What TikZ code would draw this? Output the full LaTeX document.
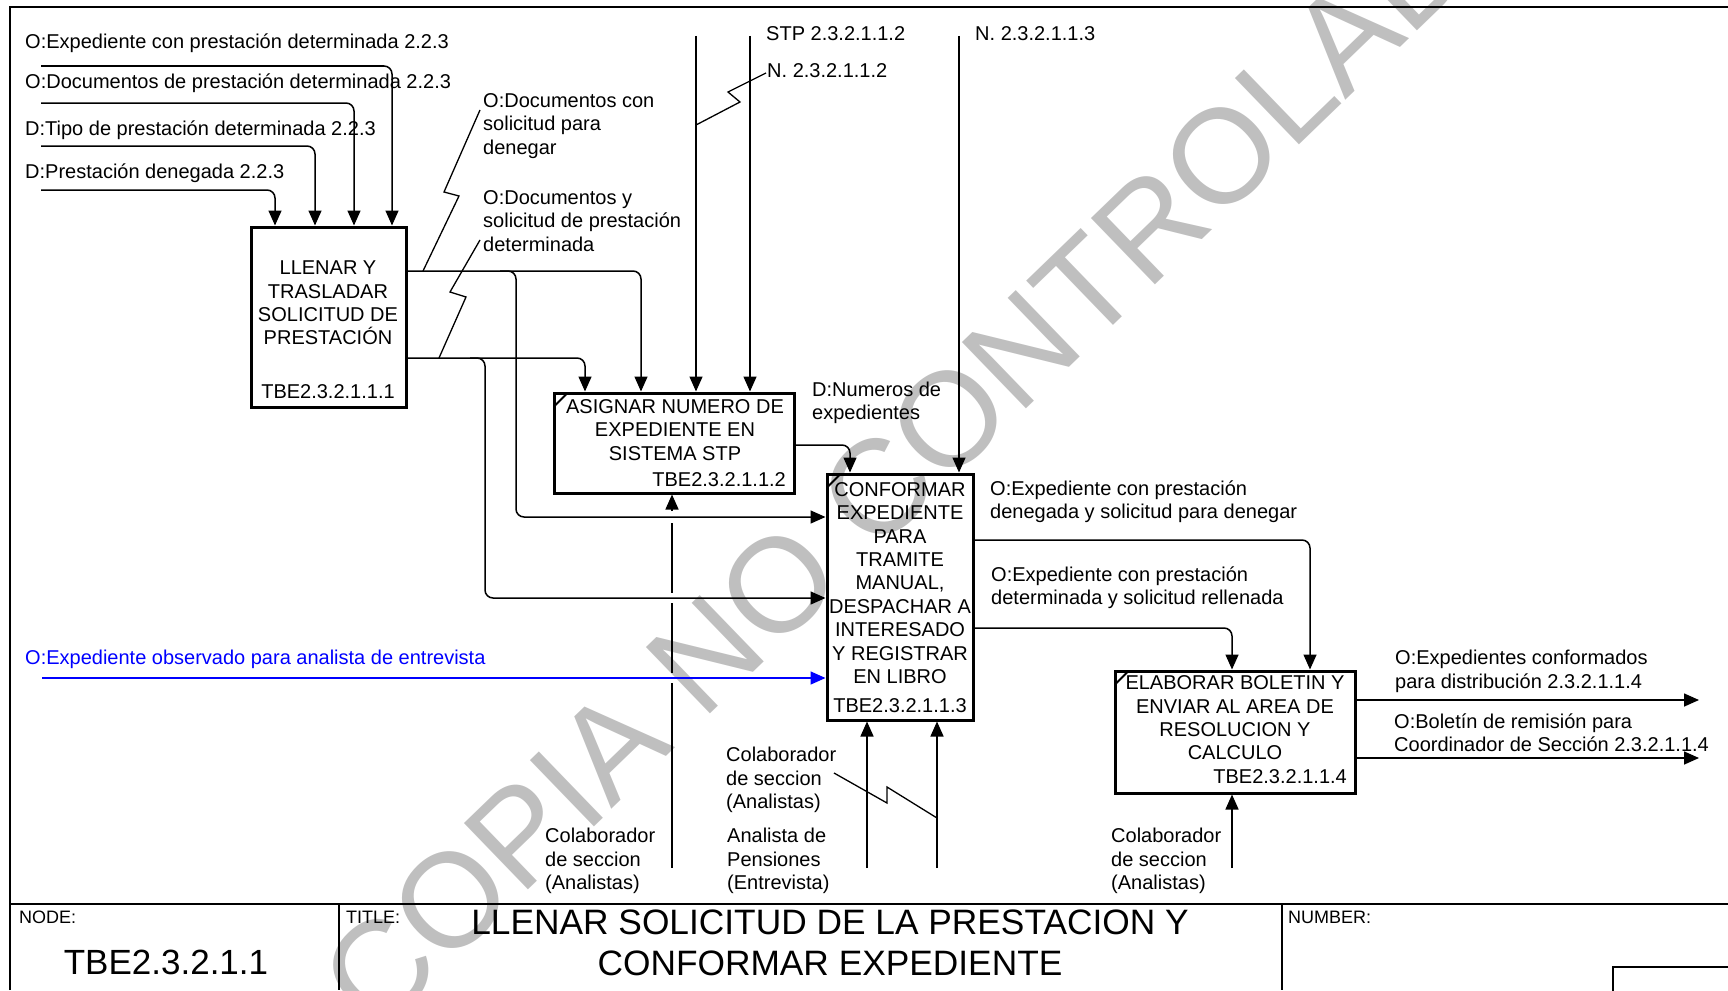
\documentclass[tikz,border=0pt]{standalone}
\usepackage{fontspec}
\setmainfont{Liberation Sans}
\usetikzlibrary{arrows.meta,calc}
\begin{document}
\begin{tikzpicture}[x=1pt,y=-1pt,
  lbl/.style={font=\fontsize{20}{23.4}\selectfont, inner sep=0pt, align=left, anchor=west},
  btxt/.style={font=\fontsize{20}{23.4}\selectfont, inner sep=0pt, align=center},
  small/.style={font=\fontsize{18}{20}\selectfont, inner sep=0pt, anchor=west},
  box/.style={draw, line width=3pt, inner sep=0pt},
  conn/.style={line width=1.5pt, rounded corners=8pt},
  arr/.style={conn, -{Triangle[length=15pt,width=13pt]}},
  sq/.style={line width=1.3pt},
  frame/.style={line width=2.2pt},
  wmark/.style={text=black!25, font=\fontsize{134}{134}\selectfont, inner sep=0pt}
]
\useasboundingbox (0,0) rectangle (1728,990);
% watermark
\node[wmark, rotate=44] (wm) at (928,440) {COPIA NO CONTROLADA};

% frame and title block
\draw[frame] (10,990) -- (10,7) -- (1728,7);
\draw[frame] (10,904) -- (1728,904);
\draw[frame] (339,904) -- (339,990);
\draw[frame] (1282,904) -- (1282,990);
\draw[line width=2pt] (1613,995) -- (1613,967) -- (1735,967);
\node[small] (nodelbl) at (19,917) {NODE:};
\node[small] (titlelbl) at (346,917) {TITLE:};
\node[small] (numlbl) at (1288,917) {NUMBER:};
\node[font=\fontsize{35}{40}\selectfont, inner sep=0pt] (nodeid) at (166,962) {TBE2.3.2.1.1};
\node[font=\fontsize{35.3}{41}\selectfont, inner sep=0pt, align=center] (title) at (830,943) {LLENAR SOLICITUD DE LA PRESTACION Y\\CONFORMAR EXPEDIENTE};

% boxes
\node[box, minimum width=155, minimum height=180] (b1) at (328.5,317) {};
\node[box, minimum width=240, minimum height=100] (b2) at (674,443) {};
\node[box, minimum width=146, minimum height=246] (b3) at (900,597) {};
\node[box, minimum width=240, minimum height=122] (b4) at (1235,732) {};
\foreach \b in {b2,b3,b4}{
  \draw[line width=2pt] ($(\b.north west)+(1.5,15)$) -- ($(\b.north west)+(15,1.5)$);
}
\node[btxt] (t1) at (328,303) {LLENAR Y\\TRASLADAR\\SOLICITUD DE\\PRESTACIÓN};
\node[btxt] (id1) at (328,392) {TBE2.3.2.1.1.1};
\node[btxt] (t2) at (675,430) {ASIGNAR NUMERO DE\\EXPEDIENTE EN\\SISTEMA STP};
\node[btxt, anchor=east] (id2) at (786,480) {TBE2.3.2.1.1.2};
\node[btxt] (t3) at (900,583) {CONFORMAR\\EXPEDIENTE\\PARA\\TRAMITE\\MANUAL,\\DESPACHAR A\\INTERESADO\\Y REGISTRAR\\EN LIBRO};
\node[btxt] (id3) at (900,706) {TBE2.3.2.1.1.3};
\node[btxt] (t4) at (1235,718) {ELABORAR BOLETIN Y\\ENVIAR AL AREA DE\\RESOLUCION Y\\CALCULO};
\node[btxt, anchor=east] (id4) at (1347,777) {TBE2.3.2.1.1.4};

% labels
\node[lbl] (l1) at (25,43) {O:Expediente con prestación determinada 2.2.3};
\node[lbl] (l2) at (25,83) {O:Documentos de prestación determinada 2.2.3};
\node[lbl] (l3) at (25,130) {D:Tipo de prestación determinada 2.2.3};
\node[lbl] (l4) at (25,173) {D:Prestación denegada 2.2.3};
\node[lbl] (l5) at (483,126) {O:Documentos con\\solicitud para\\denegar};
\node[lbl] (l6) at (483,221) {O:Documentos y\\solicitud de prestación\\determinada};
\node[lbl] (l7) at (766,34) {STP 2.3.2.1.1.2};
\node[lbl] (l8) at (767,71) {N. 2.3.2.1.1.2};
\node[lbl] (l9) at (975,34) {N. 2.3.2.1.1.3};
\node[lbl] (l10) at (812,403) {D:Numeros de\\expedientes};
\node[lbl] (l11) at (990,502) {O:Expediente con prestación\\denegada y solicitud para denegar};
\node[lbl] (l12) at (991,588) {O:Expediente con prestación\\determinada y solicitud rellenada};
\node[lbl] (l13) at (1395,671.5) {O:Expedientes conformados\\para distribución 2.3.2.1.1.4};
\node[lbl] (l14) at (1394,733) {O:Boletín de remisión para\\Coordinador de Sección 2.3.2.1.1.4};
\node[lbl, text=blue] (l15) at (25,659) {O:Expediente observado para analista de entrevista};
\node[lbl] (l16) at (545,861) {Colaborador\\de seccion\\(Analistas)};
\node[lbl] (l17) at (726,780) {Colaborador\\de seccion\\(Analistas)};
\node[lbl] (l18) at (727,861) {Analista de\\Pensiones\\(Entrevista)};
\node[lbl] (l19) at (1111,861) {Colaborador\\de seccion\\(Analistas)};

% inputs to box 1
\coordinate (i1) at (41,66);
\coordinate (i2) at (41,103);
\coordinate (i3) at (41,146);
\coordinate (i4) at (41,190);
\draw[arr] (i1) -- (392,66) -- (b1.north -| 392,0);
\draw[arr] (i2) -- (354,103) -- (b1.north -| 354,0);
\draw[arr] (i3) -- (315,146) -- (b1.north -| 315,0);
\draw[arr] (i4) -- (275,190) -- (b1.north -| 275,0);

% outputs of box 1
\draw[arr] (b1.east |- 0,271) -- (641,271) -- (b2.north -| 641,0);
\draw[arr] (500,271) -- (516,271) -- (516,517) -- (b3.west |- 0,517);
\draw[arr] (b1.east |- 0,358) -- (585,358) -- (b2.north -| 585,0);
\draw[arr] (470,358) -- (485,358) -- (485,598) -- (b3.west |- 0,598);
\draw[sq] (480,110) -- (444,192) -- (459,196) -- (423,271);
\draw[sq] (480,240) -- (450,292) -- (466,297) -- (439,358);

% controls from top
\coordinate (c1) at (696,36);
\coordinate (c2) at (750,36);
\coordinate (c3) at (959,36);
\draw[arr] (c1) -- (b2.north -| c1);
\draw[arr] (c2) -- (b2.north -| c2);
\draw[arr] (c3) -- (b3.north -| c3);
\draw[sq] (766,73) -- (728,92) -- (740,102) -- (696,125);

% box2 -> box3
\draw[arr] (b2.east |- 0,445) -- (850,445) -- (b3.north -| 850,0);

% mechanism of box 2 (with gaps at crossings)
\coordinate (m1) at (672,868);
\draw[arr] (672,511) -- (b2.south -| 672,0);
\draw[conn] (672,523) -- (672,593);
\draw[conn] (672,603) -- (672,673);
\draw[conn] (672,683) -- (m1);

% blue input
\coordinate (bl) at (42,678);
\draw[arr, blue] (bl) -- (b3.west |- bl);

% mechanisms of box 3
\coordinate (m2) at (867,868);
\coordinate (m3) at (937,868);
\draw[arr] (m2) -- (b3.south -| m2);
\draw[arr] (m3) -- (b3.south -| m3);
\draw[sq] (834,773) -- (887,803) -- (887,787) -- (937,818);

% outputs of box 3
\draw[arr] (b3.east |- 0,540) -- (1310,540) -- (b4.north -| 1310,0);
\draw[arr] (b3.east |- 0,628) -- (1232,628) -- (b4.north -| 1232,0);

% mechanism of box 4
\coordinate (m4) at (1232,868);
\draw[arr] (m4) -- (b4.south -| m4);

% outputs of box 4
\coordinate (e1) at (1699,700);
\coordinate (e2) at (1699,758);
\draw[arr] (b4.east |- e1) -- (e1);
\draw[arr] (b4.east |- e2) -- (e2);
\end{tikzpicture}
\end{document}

============================================================

AIM OF THE TASK -> Write out the material above once more, exactly as it reads, with no pictures.

CORRECT ANSWER ->
What TikZ code would draw this? Output the full LaTeX document.
\documentclass[tikz,border=0pt]{standalone}
\usepackage{fontspec}
\setmainfont{Liberation Sans}
\usetikzlibrary{arrows.meta,calc}
\begin{document}
\begin{tikzpicture}[x=1pt,y=-1pt,
  lbl/.style={font=\fontsize{20}{23.4}\selectfont, inner sep=0pt, align=left, anchor=west},
  btxt/.style={font=\fontsize{20}{23.4}\selectfont, inner sep=0pt, align=center},
  small/.style={font=\fontsize{18}{20}\selectfont, inner sep=0pt, anchor=west},
  box/.style={draw, line width=3pt, inner sep=0pt},
  conn/.style={line width=1.5pt, rounded corners=8pt},
  arr/.style={conn, -{Triangle[length=15pt,width=13pt]}},
  sq/.style={line width=1.3pt},
  frame/.style={line width=2.2pt},
  wmark/.style={text=black!25, font=\fontsize{134}{134}\selectfont, inner sep=0pt}
]
\useasboundingbox (0,0) rectangle (1728,990);
% watermark
\node[wmark, rotate=44] (wm) at (928,440) {COPIA NO CONTROLADA};

% frame and title block
\draw[frame] (10,990) -- (10,7) -- (1728,7);
\draw[frame] (10,904) -- (1728,904);
\draw[frame] (339,904) -- (339,990);
\draw[frame] (1282,904) -- (1282,990);
\draw[line width=2pt] (1613,995) -- (1613,967) -- (1735,967);
\node[small] (nodelbl) at (19,917) {NODE:};
\node[small] (titlelbl) at (346,917) {TITLE:};
\node[small] (numlbl) at (1288,917) {NUMBER:};
\node[font=\fontsize{35}{40}\selectfont, inner sep=0pt] (nodeid) at (166,962) {TBE2.3.2.1.1};
\node[font=\fontsize{35.3}{41}\selectfont, inner sep=0pt, align=center] (title) at (830,943) {LLENAR SOLICITUD DE LA PRESTACION Y\\CONFORMAR EXPEDIENTE};

% boxes
\node[box, minimum width=155, minimum height=180] (b1) at (328.5,317) {};
\node[box, minimum width=240, minimum height=100] (b2) at (674,443) {};
\node[box, minimum width=146, minimum height=246] (b3) at (900,597) {};
\node[box, minimum width=240, minimum height=122] (b4) at (1235,732) {};
\foreach \b in {b2,b3,b4}{
  \draw[line width=2pt] ($(\b.north west)+(1.5,15)$) -- ($(\b.north west)+(15,1.5)$);
}
\node[btxt] (t1) at (328,303) {LLENAR Y\\TRASLADAR\\SOLICITUD DE\\PRESTACIÓN};
\node[btxt] (id1) at (328,392) {TBE2.3.2.1.1.1};
\node[btxt] (t2) at (675,430) {ASIGNAR NUMERO DE\\EXPEDIENTE EN\\SISTEMA STP};
\node[btxt, anchor=east] (id2) at (786,480) {TBE2.3.2.1.1.2};
\node[btxt] (t3) at (900,583) {CONFORMAR\\EXPEDIENTE\\PARA\\TRAMITE\\MANUAL,\\DESPACHAR A\\INTERESADO\\Y REGISTRAR\\EN LIBRO};
\node[btxt] (id3) at (900,706) {TBE2.3.2.1.1.3};
\node[btxt] (t4) at (1235,718) {ELABORAR BOLETIN Y\\ENVIAR AL AREA DE\\RESOLUCION Y\\CALCULO};
\node[btxt, anchor=east] (id4) at (1347,777) {TBE2.3.2.1.1.4};

% labels
\node[lbl] (l1) at (25,43) {O:Expediente con prestación determinada 2.2.3};
\node[lbl] (l2) at (25,83) {O:Documentos de prestación determinada 2.2.3};
\node[lbl] (l3) at (25,130) {D:Tipo de prestación determinada 2.2.3};
\node[lbl] (l4) at (25,173) {D:Prestación denegada 2.2.3};
\node[lbl] (l5) at (483,126) {O:Documentos con\\solicitud para\\denegar};
\node[lbl] (l6) at (483,221) {O:Documentos y\\solicitud de prestación\\determinada};
\node[lbl] (l7) at (766,34) {STP 2.3.2.1.1.2};
\node[lbl] (l8) at (767,71) {N. 2.3.2.1.1.2};
\node[lbl] (l9) at (975,34) {N. 2.3.2.1.1.3};
\node[lbl] (l10) at (812,403) {D:Numeros de\\expedientes};
\node[lbl] (l11) at (990,502) {O:Expediente con prestación\\denegada y solicitud para denegar};
\node[lbl] (l12) at (991,588) {O:Expediente con prestación\\determinada y solicitud rellenada};
\node[lbl] (l13) at (1395,671.5) {O:Expedientes conformados\\para distribución 2.3.2.1.1.4};
\node[lbl] (l14) at (1394,733) {O:Boletín de remisión para\\Coordinador de Sección 2.3.2.1.1.4};
\node[lbl, text=blue] (l15) at (25,659) {O:Expediente observado para analista de entrevista};
\node[lbl] (l16) at (545,861) {Colaborador\\de seccion\\(Analistas)};
\node[lbl] (l17) at (726,780) {Colaborador\\de seccion\\(Analistas)};
\node[lbl] (l18) at (727,861) {Analista de\\Pensiones\\(Entrevista)};
\node[lbl] (l19) at (1111,861) {Colaborador\\de seccion\\(Analistas)};

% inputs to box 1
\coordinate (i1) at (41,66);
\coordinate (i2) at (41,103);
\coordinate (i3) at (41,146);
\coordinate (i4) at (41,190);
\draw[arr] (i1) -- (392,66) -- (b1.north -| 392,0);
\draw[arr] (i2) -- (354,103) -- (b1.north -| 354,0);
\draw[arr] (i3) -- (315,146) -- (b1.north -| 315,0);
\draw[arr] (i4) -- (275,190) -- (b1.north -| 275,0);

% outputs of box 1
\draw[arr] (b1.east |- 0,271) -- (641,271) -- (b2.north -| 641,0);
\draw[arr] (500,271) -- (516,271) -- (516,517) -- (b3.west |- 0,517);
\draw[arr] (b1.east |- 0,358) -- (585,358) -- (b2.north -| 585,0);
\draw[arr] (470,358) -- (485,358) -- (485,598) -- (b3.west |- 0,598);
\draw[sq] (480,110) -- (444,192) -- (459,196) -- (423,271);
\draw[sq] (480,240) -- (450,292) -- (466,297) -- (439,358);

% controls from top
\coordinate (c1) at (696,36);
\coordinate (c2) at (750,36);
\coordinate (c3) at (959,36);
\draw[arr] (c1) -- (b2.north -| c1);
\draw[arr] (c2) -- (b2.north -| c2);
\draw[arr] (c3) -- (b3.north -| c3);
\draw[sq] (766,73) -- (728,92) -- (740,102) -- (696,125);

% box2 -> box3
\draw[arr] (b2.east |- 0,445) -- (850,445) -- (b3.north -| 850,0);

% mechanism of box 2 (with gaps at crossings)
\coordinate (m1) at (672,868);
\draw[arr] (672,511) -- (b2.south -| 672,0);
\draw[conn] (672,523) -- (672,593);
\draw[conn] (672,603) -- (672,673);
\draw[conn] (672,683) -- (m1);

% blue input
\coordinate (bl) at (42,678);
\draw[arr, blue] (bl) -- (b3.west |- bl);

% mechanisms of box 3
\coordinate (m2) at (867,868);
\coordinate (m3) at (937,868);
\draw[arr] (m2) -- (b3.south -| m2);
\draw[arr] (m3) -- (b3.south -| m3);
\draw[sq] (834,773) -- (887,803) -- (887,787) -- (937,818);

% outputs of box 3
\draw[arr] (b3.east |- 0,540) -- (1310,540) -- (b4.north -| 1310,0);
\draw[arr] (b3.east |- 0,628) -- (1232,628) -- (b4.north -| 1232,0);

% mechanism of box 4
\coordinate (m4) at (1232,868);
\draw[arr] (m4) -- (b4.south -| m4);

% outputs of box 4
\coordinate (e1) at (1699,700);
\coordinate (e2) at (1699,758);
\draw[arr] (b4.east |- e1) -- (e1);
\draw[arr] (b4.east |- e2) -- (e2);
\end{tikzpicture}
\end{document}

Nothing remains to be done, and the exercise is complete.